I've been preparing to preach on Colossians 3:18-4:1 - the dreaded household code - and I've realised why I am less than enamoured of the Walsh and Keesmaat approach to Colossians.
To put it rather crudely, I think they want Paul to be a classic modern - or maybe post-modern - left winger because only those on the political left have any idea about justice, equality and the need to build a better society. And so they quote a whole load of authors from the political left in defence of their position.
Now, I blog as a person with left-ish tendencies but I don't think these categories apply to the Roman empire. I found Walsh and Keesmaat's approach to the household code to be convoluted in the extreme and certainly to require the original Colossian hearers to know far more about a certain way of reading the Old Testament than most of them would.

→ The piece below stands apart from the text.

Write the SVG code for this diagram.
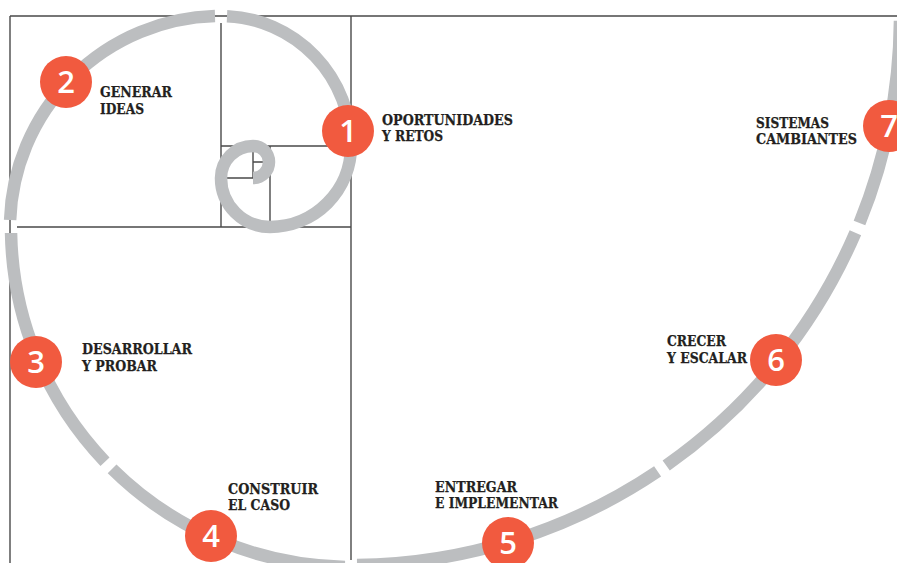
<svg xmlns="http://www.w3.org/2000/svg" width="897" height="563" viewBox="0 0 897 563">
<style>
.grid{stroke:#4a4a4a;stroke-width:1.4;fill:none}
.spiral{stroke:#bcbec0;stroke-width:12.5;fill:none;stroke-linecap:butt}
.dot{fill:#f15a3f}
.num{font-family:"Open Sans","DejaVu Sans",sans-serif;font-weight:600;font-size:31px;fill:#fff;text-anchor:middle}
.lbl{font-family:"DejaVu Serif","Liberation Serif",serif;font-weight:bold;font-size:14px;fill:#231f20;stroke:#231f20;stroke-width:0.25}
</style>
<rect width="897" height="563" fill="#fff"/>
<g id="grid">
<path class="grid" d="M10,16H897 M10,16V563 M351,16V560 M221,23V227 M17,227H351 M221,146H351 M270,146V227 M221,178H253 M253,146V178 M253,162H270"/>
</g>
<g id="connectors">
<path class="spiral" d="M899.98,20.8 A549,549 0 0 1 859.5,223.0"/>
<path class="spiral" d="M855.4,232.7 A549,549 0 0 1 666.2,465.5"/>
<path class="spiral" d="M657.6,471.4 A549,549 0 0 1 357,565"/>
<path class="spiral" d="M345,566.9 A340,340 0 0 1 112.1,468.9"/>
<path class="spiral" d="M105.0,461.7 A340,340 0 0 1 11.05,233"/>
<path class="spiral" d="M10.12,220 A211,211 0 0 1 215,16.09"/>
<path class="spiral" d="M227,16.14 A130,130 0 0 1 351,146 A81,81 0 0 1 270,227 A49,49 0 0 1 221,178 A32,32 0 0 1 253,146 A16,16 0 0 1 269,162 A16,16 0 0 1 253,178"/>
</g>
<g id="node1">
<circle class="dot" cx="348" cy="131" r="26"/>
<text class="num" x="348" y="142">1</text>
<text class="lbl" x="382" y="125" textLength="131" lengthAdjust="spacingAndGlyphs">OPORTUNIDADES</text>
<text class="lbl" x="382" y="141" textLength="61" lengthAdjust="spacingAndGlyphs">Y RETOS</text>
</g>
<g id="node2">
<circle class="dot" cx="66" cy="82" r="26"/>
<text class="num" x="66" y="93">2</text>
<text class="lbl" x="100" y="97" textLength="72" lengthAdjust="spacingAndGlyphs">GENERAR</text>
<text class="lbl" x="100" y="114" textLength="44" lengthAdjust="spacingAndGlyphs">IDEAS</text>
</g>
<g id="node3">
<circle class="dot" cx="36" cy="362" r="26"/>
<text class="num" x="36" y="373">3</text>
<text class="lbl" x="82" y="354" textLength="110" lengthAdjust="spacingAndGlyphs">DESARROLLAR</text>
<text class="lbl" x="82" y="371" textLength="75" lengthAdjust="spacingAndGlyphs">Y PROBAR</text>
</g>
<g id="node4">
<circle class="dot" cx="211" cy="536" r="26"/>
<text class="num" x="211" y="547">4</text>
<text class="lbl" x="228" y="494" textLength="90" lengthAdjust="spacingAndGlyphs">CONSTRUIR</text>
<text class="lbl" x="228" y="510" textLength="62" lengthAdjust="spacingAndGlyphs">EL CASO</text>
</g>
<g id="node5">
<circle class="dot" cx="508" cy="543" r="26"/>
<text class="num" x="508" y="554">5</text>
<text class="lbl" x="435" y="492" textLength="82" lengthAdjust="spacingAndGlyphs">ENTREGAR</text>
<text class="lbl" x="435" y="508" textLength="123" lengthAdjust="spacingAndGlyphs">E IMPLEMENTAR</text>
</g>
<g id="node6">
<circle class="dot" cx="776" cy="360" r="26"/>
<text class="num" x="776" y="371">6</text>
<text class="lbl" x="667" y="346" textLength="59" lengthAdjust="spacingAndGlyphs">CRECER</text>
<text class="lbl" x="667" y="363" textLength="80" lengthAdjust="spacingAndGlyphs">Y ESCALAR</text>
</g>
<g id="node7">
<circle class="dot" cx="889" cy="126" r="26"/>
<text class="num" x="889" y="137">7</text>
<text class="lbl" x="756" y="128" textLength="73" lengthAdjust="spacingAndGlyphs">SISTEMAS</text>
<text class="lbl" x="756" y="144" textLength="101" lengthAdjust="spacingAndGlyphs">CAMBIANTES</text>
</g>
</svg>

It seems to me that what Paul is arguing is pretty straight forward and rather more down to earth. And it's the same as he argues in 1 Timothy and Titus. Of course, it means that Paul has to have written all these letters which most of the commentators don't think, but that's for another blog.
I reckon that lots of people in the empire wanted life to be better, fairer, more just; they had a concept of the good life that centred on piety, justice and self control/sobriety - the cardinal virtues. The trouble is that they had no means of realising this because of human nature. The various schools of philosophy laid out their ideas of the ideal society and they called their followers to commit themselves to them.

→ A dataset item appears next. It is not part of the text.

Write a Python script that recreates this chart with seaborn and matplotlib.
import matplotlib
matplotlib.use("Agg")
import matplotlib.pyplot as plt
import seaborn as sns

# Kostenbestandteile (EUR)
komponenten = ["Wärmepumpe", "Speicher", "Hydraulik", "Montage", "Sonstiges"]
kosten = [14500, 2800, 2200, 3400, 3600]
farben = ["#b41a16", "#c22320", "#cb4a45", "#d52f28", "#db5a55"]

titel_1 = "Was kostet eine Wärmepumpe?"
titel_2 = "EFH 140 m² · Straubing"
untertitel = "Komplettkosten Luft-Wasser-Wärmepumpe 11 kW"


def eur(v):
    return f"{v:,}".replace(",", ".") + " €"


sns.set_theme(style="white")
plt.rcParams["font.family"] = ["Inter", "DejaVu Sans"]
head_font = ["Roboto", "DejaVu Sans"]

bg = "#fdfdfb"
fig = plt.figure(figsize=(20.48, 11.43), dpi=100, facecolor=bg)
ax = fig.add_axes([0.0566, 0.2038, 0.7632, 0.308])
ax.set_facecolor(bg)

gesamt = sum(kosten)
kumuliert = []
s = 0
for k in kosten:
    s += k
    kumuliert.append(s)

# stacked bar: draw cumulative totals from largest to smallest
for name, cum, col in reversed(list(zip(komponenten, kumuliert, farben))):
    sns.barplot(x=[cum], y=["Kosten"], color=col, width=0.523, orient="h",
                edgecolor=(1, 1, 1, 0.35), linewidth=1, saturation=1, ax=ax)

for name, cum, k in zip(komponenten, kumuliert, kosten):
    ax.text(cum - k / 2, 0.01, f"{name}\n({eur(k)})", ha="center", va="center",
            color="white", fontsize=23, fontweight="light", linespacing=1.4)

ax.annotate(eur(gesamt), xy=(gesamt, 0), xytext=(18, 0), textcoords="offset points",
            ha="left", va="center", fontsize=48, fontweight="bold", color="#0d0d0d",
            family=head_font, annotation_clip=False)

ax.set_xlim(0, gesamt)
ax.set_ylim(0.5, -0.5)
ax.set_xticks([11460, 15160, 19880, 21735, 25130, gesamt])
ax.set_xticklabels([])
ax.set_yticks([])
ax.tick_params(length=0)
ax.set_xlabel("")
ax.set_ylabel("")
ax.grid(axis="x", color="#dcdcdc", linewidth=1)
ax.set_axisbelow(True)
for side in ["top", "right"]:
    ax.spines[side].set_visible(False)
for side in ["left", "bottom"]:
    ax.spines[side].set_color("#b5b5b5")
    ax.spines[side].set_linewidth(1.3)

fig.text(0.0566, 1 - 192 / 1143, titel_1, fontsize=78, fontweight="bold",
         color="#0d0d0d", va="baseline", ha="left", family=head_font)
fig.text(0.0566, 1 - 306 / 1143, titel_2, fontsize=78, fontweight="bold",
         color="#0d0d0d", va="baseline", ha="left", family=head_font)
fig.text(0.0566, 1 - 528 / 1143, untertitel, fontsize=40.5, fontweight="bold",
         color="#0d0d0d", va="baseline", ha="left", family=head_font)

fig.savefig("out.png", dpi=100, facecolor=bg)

And along came Paul. The reason why scholars debate whether he was more of a stoic or a cynic or an epicurean or whatever was that he weighed into these debates and expressed robust opinions. But he didn't call for the abolition of slavery or the creation of a property-less state. Rather he argued that the cardinal virtues could only be realised through faith in Jesus because only through faith in the recreating power of God unleashed in the cross could human nature be changed.
And having established that something sly (to borrow Harry O Maier's phrase from his excellent paper on Colossians in JSNT) happens to human communities. That sly thing is that people's commitment to old ways of relating based on money, social status, gender, slavery and slave owning begin to erode as people are left to work out the implications of his message. In Colossians that included the truth that all are one in Christ because we are each being remade in his image (3:10-11). This in turn led to slave owners treating their slaves 'with equality' (4:1 where Paul uses the same word that he uses in 2 Corinthians 8 to speak of economic equality among believers as part of the justification for the offering he was gathering from the Gentile churches for the Judean believers).
We live in a very different social and political dispensation to Paul. We can meet injustices head-on, call and campaign for their abolition, express our opinion freely without fear of reprisal. That doesn't apply everywhere, of course, just ask the people of Burma or Saudi Arabia how easy it is to make statements about freedom...
I think we need to be very cautious when reading the New Testament that we don't apply our standards of political discussion and debate to its world. For doing that risks missing its subtlety and brilliance.